The Russian firm had won a contract in February 2005 to supply boilers to NTPC’s 1,980MW Barh project in Bihar. But work on the project stalled after TPE demanded more money for the equipment, citing higher steel prices.
TPE had sought an extension and the lifting of the price variation ceiling of 20%, owing to delays in engineering, issues involving amendments about legal status and site-related issues.
“We have taken a decision. Price escalation dispute between NTPC and TPE has been settled and an agreement has been signed to that effect,” said power minister Sushil Kumar Shinde after a meeting during Putin’s two-day visit, which ended on Friday.
The dispute had become a test of India’s ability to balance commercial and diplomatic interests, while ensuring that ties with Russia weren’t jeopardized.
The row was holding up the country’s quest for a stake in the Sakhalin-3 crude oil fields, apart from which India didn’t want to rock ties with Russia as it’s seeking access to nuclear reprocessing technology, the fixing of a price for the Admiral Gorshkov aircraft carrier, besides other defence deals.
Putin had spelt out Russia’s stand during Indian petroleum minister Murli Deora’s visit to the country in November 2008.
According to the terms of the agreement being worked out after a nearly two-hour meeting that included TPE, NTPC and Indian power ministry officials, it was agreed that work on the project will begin in 45 days and both firms would jointly agree on an escalation amount over and above the contract value of Rs2,066 crore.

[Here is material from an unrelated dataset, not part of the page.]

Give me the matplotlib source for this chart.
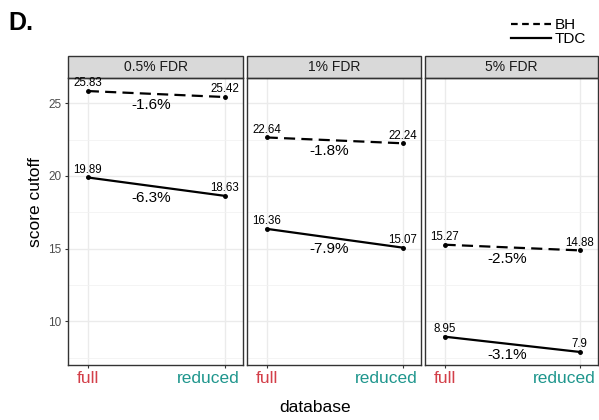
import matplotlib
matplotlib.use("Agg")
import matplotlib.pyplot as plt
from matplotlib.lines import Line2D
from matplotlib.patches import Rectangle
from matplotlib.transforms import ScaledTranslation

plt.rcParams['font.family'] = ['Liberation Sans', 'DejaVu Sans']
NARROW = ['Liberation Sans Narrow', 'Liberation Sans', 'DejaVu Sans']

# ---- data ----
panels = ["0.5% FDR", "1% FDR", "5% FDR"]
databases = ["full", "reduced"]
bh_full = [25.83, 22.64, 15.27]
bh_reduced = [25.42, 22.24, 14.88]
tdc_full = [19.89, 16.36, 8.95]
tdc_reduced = [18.63, 15.07, 7.9]
bh_pct = ["-1.6%", "-1.8%", "-2.5%"]
tdc_pct = ["-6.3%", "-7.9%", "-3.1%"]
methods = ["BH", "TDC"]
yticks = [10, 15, 20, 25]

# ---- layout ----
W, H = 599, 420
fig = plt.figure(figsize=(W / 100, H / 100), dpi=100)
def fx(px): return px / W
def fy(py): return 1 - py / H

panel_x = [(68, 243), (247, 421), (425, 598)]
top_px, bot_px = 78, 365
strip_px = 22
red, teal = '#D33F49', '#1F968D'

allv = bh_full + bh_reduced + tdc_full + tdc_reduced
lo, hi = min(allv), max(allv)
rng = hi - lo
ylim = (lo - 0.05 * rng, hi + 0.05 * rng)

axes = []
for i, (x0, x1) in enumerate(panel_x):
    ax = fig.add_axes([fx(x0), fy(bot_px), (x1 - x0) / W, (bot_px - top_px) / H])
    axes.append(ax)
    ax.set_xlim(-0.145, 1.135)
    ax.set_ylim(*ylim)
    ax.set_axisbelow(True)
    ax.set_yticks(yticks)
    ax.set_yticks([7.5, 12.5, 17.5, 22.5], minor=True)
    ax.set_xticks([0, 1])
    ax.grid(which='major', color='#EBEBEB', lw=1.0)
    ax.grid(which='minor', color='#F2F2F2', lw=0.6)
    ax.tick_params(which='minor', length=0)
    for s in ax.spines.values():
        s.set_color('#333333')
        s.set_linewidth(1.0)
    ax.tick_params(axis='both', which='major', length=2.5, width=0.8,
                   color='#333333', pad=2)
    if i == 0:
        ax.set_yticklabels([str(t) for t in yticks], color='#4D4D4D',
                           fontsize=8.5, family=NARROW)
    else:
        ax.tick_params(axis='y', left=False, labelleft=False)
    labs = ax.set_xticklabels(databases, fontsize=12.5)
    labs[0].set_color(red)
    labs[1].set_color(teal)
    labs[1].set_transform(labs[1].get_transform() +
                          ScaledTranslation(-16 / 100, 0, fig.dpi_scale_trans))

    # lines
    for full, red_v, pct, ls in [(bh_full[i], bh_reduced[i], bh_pct[i], (0, (5, 2.8))),
                                 (tdc_full[i], tdc_reduced[i], tdc_pct[i], '-')]:
        ax.plot([0, 1], [full, red_v], color='black', lw=1.6, linestyle=ls,
                marker='o', markersize=2.5)
        for xv, yv in [(0, full), (1, red_v)]:
            ax.annotate(str(yv), (xv, yv), xytext=(0, 1.2), textcoords='offset points',
                        ha='center', va='bottom', fontsize=8.3, family=NARROW)
        ax.annotate(pct, (0.46, (full + red_v) / 2), xytext=(0, -8),
                    textcoords='offset points', ha='center', va='center', fontsize=11)

    # strip
    sh = strip_px / (bot_px - top_px)
    ax.add_patch(Rectangle((0, 1), 1, sh, transform=ax.transAxes, clip_on=False,
                           facecolor='#D9D9D9', edgecolor='#333333', lw=1.0))
    ax.text(0.5, 1 + sh / 2, panels[i], transform=ax.transAxes, ha='center',
            va='center', fontsize=10, family=NARROW, color='#1A1A1A')

fig.text(fx(36), fy(202), 'score cutoff', rotation=90, ha='center', va='center',
         fontsize=12.5)
fig.text(fx(315), fy(408), 'database', ha='center', va='center', fontsize=12.5)
fig.text(fx(8), fy(11), 'D.', ha='left', va='top', fontsize=18, weight='bold')

handles = [Line2D([], [], color='black', lw=1.6, linestyle=(0, (3, 2))),
           Line2D([], [], color='black', lw=1.6, linestyle='-')]
fig.legend(handles, methods, loc='upper left', bbox_to_anchor=(fx(511), fy(18)),
           frameon=False, fontsize=11, handlelength=2.65, handletextpad=0.2,
           labelspacing=0.03, borderpad=0, borderaxespad=0)

fig.savefig('out.png', dpi=100)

While TPE was demanding an additional Rs1,700 crore, NTPC and the government were in favour of paying an additional Rs537.16 crore. TPE has scaled down its demand to around Rs971 crore.
“Certain parameters were discussed according to which the new milestones for the projects will be jointly finalized by NTPC and TPE,” said a top power ministry official, who did not want to be identified due to the sensitive nature of the issue. “The cost escalation is to be worked out as per the existing contract. Once it has been worked out, the companies will come back to us. Even TPE has come down half-way from their earlier demand of around 83% increase.”
Mint had reported on 19 December 2008 about India relenting on the dispute under pressure from Russia following the visit of President Dmitry Medvedev.
India had been dithering over the cancellation of the contract and TPE’s blacklisting, even as a cabinet note on this was ready.
While repeated phone calls and a text message sent to TPE’s Indian representative’s cellphone remained unanswered, a senior NTPC executive said on condition of anonymity: “The Indian government has to give us a direction. There are government compulsions and they are not able to circumvent that. There is also a Central Bureau of Investigation (CBI) case.”
TPE had allegedly violated the terms of the contract by engaging an agent—Raveena Associates. Besides, Mint had reported on 17 June 2008 that Interpol had informed CBI of an offshore transaction that had involved the transfer of around Rs97 crore to the agent.
“While we have been against any abnormal additional payment to TPE, if the government wants this, what can we do?” said another NTPC executive, who also did not want to be identified.